**WHAT THIS TASK INVOLVES:**
Wherever the string "with" appears in the listing, copy that line.
— start of MATERIAL PROVIDED —
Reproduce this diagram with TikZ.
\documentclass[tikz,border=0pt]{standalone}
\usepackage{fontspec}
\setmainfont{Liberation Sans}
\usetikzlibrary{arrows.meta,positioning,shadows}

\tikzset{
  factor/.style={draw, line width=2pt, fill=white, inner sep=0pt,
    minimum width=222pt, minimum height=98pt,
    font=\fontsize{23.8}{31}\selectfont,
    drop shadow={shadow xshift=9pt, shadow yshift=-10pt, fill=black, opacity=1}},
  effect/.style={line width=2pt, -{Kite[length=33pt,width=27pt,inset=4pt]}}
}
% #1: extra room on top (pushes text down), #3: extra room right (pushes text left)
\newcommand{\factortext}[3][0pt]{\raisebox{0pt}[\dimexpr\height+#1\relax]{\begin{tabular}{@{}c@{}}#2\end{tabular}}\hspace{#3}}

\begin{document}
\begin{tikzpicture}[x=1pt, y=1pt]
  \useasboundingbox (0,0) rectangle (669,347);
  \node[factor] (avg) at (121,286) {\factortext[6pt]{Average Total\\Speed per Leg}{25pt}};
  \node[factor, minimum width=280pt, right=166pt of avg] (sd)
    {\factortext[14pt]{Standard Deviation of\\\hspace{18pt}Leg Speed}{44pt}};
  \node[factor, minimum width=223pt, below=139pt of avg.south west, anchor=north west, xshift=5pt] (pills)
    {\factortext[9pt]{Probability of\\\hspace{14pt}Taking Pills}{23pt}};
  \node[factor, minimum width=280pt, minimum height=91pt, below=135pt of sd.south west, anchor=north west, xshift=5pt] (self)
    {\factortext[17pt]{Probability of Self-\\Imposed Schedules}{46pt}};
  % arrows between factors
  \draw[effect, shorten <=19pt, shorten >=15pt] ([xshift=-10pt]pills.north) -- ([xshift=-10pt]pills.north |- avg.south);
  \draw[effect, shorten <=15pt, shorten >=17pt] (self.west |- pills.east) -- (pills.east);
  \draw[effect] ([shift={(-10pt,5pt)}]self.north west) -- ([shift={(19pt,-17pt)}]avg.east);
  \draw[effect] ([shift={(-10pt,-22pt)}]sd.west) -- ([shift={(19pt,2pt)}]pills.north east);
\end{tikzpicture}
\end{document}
— end of MATERIAL PROVIDED —
— start of MATERIAL PROVIDED —
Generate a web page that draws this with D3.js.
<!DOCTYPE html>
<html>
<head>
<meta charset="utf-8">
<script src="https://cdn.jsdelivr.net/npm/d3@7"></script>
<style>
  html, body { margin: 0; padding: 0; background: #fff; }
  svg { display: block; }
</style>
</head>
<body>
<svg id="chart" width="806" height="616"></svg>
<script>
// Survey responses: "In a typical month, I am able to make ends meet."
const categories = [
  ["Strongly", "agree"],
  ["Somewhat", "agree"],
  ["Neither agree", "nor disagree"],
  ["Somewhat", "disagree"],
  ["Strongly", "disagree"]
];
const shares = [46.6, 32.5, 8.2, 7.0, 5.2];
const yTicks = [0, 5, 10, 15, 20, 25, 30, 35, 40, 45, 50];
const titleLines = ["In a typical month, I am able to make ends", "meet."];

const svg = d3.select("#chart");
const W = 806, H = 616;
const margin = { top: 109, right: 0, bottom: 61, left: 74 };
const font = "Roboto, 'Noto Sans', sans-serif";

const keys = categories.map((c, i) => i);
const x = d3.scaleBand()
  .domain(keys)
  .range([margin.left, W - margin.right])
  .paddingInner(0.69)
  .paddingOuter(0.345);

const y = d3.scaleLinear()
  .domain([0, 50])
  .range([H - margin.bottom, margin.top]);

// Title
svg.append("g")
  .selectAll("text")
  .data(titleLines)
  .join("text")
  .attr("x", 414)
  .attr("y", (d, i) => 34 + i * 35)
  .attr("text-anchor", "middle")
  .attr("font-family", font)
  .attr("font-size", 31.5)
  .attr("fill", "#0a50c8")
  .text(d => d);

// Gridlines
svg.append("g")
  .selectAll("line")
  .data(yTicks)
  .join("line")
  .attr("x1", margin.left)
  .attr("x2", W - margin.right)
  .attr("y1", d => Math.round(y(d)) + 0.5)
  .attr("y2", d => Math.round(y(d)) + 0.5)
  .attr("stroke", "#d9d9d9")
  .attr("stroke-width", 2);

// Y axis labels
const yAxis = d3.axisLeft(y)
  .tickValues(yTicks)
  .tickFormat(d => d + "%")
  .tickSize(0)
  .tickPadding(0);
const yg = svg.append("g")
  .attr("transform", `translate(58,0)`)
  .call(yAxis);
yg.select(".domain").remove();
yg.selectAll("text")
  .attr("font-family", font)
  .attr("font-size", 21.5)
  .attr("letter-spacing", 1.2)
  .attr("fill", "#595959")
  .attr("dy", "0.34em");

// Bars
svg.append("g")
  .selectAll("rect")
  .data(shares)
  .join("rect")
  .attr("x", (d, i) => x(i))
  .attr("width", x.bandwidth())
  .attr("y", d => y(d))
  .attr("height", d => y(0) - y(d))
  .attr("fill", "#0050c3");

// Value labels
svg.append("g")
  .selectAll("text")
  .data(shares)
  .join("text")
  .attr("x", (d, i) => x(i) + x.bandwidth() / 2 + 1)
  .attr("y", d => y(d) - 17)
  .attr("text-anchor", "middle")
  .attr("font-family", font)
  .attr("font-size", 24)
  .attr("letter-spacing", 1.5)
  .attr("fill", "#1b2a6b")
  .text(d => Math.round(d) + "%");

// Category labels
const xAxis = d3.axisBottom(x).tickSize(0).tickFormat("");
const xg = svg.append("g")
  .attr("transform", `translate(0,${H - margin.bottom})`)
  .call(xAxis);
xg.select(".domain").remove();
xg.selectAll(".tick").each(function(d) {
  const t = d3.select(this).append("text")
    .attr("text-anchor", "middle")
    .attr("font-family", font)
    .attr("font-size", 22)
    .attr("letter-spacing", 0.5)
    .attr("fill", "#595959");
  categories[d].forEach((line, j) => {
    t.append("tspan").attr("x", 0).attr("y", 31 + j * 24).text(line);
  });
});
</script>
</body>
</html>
— end of MATERIAL PROVIDED —
**RESULT:**
Reproduce this diagram with TikZ.
Generate a web page that draws this with D3.js.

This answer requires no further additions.